So, I used to have a great collection of books. Many with that penguin on the spine. A collection that started in my youth and included such classics as cowboy books by Louis L'Amour and that well known Melton Mowbray cowboy, J. T. Edson. But house moves and for reasons of space, I'm at present restricted to a couple of shelves which I use to store reference books, mostly on (predictably) shooting, reloading, D?IY vehicle maintenance (something I do less and less as I age). Highlights include:
The Small Shoot by David Hudson
The River Cottage Meat book by Hugh Fearnley-Whittingstall
A couple of Hairy Bikers' cook books (the more used cook books live on a shelf in the kitchen)
Collins Gem Guide on Birds (and another on dogs)

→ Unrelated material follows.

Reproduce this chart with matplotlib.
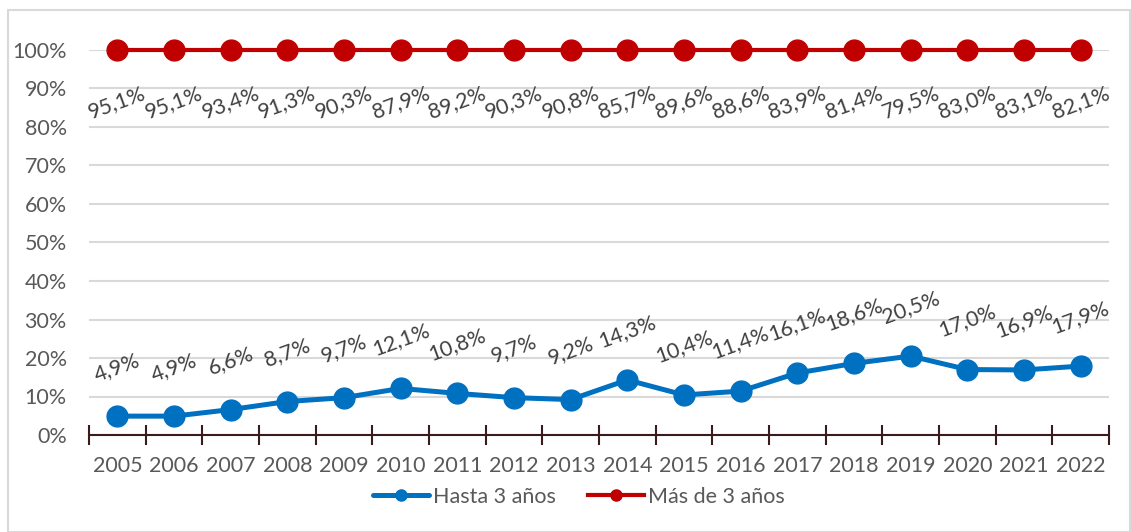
import numpy as np
import matplotlib.pyplot as plt
from matplotlib.patches import Rectangle

plt.rcParams['font.family'] = ['Lato', 'DejaVu Sans']

years = [str(y) for y in range(2005, 2023)]
hasta_3 = [4.9, 4.9, 6.6, 8.7, 9.7, 12.1, 10.8, 9.7, 9.2, 14.3, 10.4, 11.4, 16.1, 18.6, 20.5, 17.0, 16.9, 17.9]
mas_3 = [95.1, 95.1, 93.4, 91.3, 90.3, 87.9, 89.2, 90.3, 90.8, 85.7, 89.6, 88.6, 83.9, 81.4, 79.5, 83.0, 83.1, 82.1]

blue = "#0070C0"
red = "#C00000"
grey_txt = "#595959"
lab_txt = "#404040"

fig = plt.figure(figsize=(11.31, 5.32), dpi=100)
fig.patches.append(Rectangle((8 / 1131, 0), 1 - 8 / 1131 - 0.0005, 1 - 10 / 532,
                             transform=fig.transFigure, fill=False,
                             edgecolor="#D9D9D9", linewidth=1.5))
ax = fig.add_axes([89 / 1131, 97 / 532, 1020 / 1131, 385 / 532])

x = np.arange(len(years))
h = np.array(hasta_3) / 100
stacked = h + np.array(mas_3) / 100  # stacked line: cumulative total

ax.plot(x, h, color=blue, lw=3.6, marker="o", ms=15, label="Hasta 3 años",
        solid_capstyle="round", zorder=3)
ax.plot(x, stacked, color=red, lw=3.0, marker="o", ms=15, label="Más de 3 años",
        zorder=3, clip_on=False)

def fmt(v):
    return f"{v:.1f}%".replace(".", ",")

for xi, yi, v in zip(x, h, hasta_3):
    ax.annotate(fmt(v), (xi, yi), xytext=(0, 35), textcoords="offset points",
                ha="center", va="center", rotation=20, fontsize=15.5, color=lab_txt)
for xi, yi, v in zip(x, stacked, mas_3):
    ax.annotate(fmt(v), (xi, yi), xytext=(0, -38), textcoords="offset points",
                ha="center", va="center", rotation=20, fontsize=15.5, color=lab_txt)

ax.set_xlim(-0.5, len(years) - 0.5)
ax.set_ylim(0, 1.0)
ax.set_yticks(np.arange(0, 1.01, 0.1))
ax.set_yticklabels([f"{int(round(t * 100))}%" for t in np.arange(0, 1.01, 0.1)])
ax.yaxis.grid(True, color="#D9D9D9", lw=1.5)
ax.set_axisbelow(True)

ax.set_xticks(x)
ax.set_xticklabels(years)
ax.set_xticks(np.arange(-0.5, len(years)), minor=True)
ax.tick_params(axis="x", which="major", length=0, pad=15, labelsize=15.5, labelcolor=grey_txt)
ax.tick_params(axis="x", which="minor", direction="inout", length=14, width=1.5, color="#3A1A1A")
ax.tick_params(axis="y", length=0, pad=16, labelsize=15.5, labelcolor=grey_txt)

for s in ["top", "right", "left"]:
    ax.spines[s].set_visible(False)
ax.spines["bottom"].set_color("#3A1A1A")
ax.spines["bottom"].set_linewidth(1.5)

leg = fig.legend(loc="center", bbox_to_anchor=(579 / 1131, 35 / 532), ncol=2, frameon=False,
                 fontsize=15.5, handlelength=2.6, columnspacing=1.5, handletextpad=0.2)
for t in leg.get_texts():
    t.set_color(grey_txt)
for ln in leg.get_lines():
    ln.set_markersize(8)

fig.savefig("out.png", dpi=100)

The British Cavalry Sword by Charles Martyn
Modern Reloading Second Edition by Richard Lee
A couple of Lee Enfield books
Honda CBF1000 '06-'10 by Haynes
And so on.
I pretty much have a book on the go all the time, the great majority are fiction of one sort or another and, again fighting the good fight on space, they are usually on my Kindle (off to wash my mouth out now).
Anyway, favourite authors include Linwood Barclay, Harlan Coben, Bernard Cornwell, John Grisham, Peter May, Nevil Shute, Robert Goddard, Thomas Hardy, D. H. Lawrence and many more. As you can see, my tastes vary between mass market easy reading thrillers through historical novels and 19th and early 20th century classics. As the original quote from the 16th century says "there is no disputing about tastes", which later morphed into "there's no accounting for taste" a few hundred years later.
Anyway, my bath is drawn now, so I shall repair to that.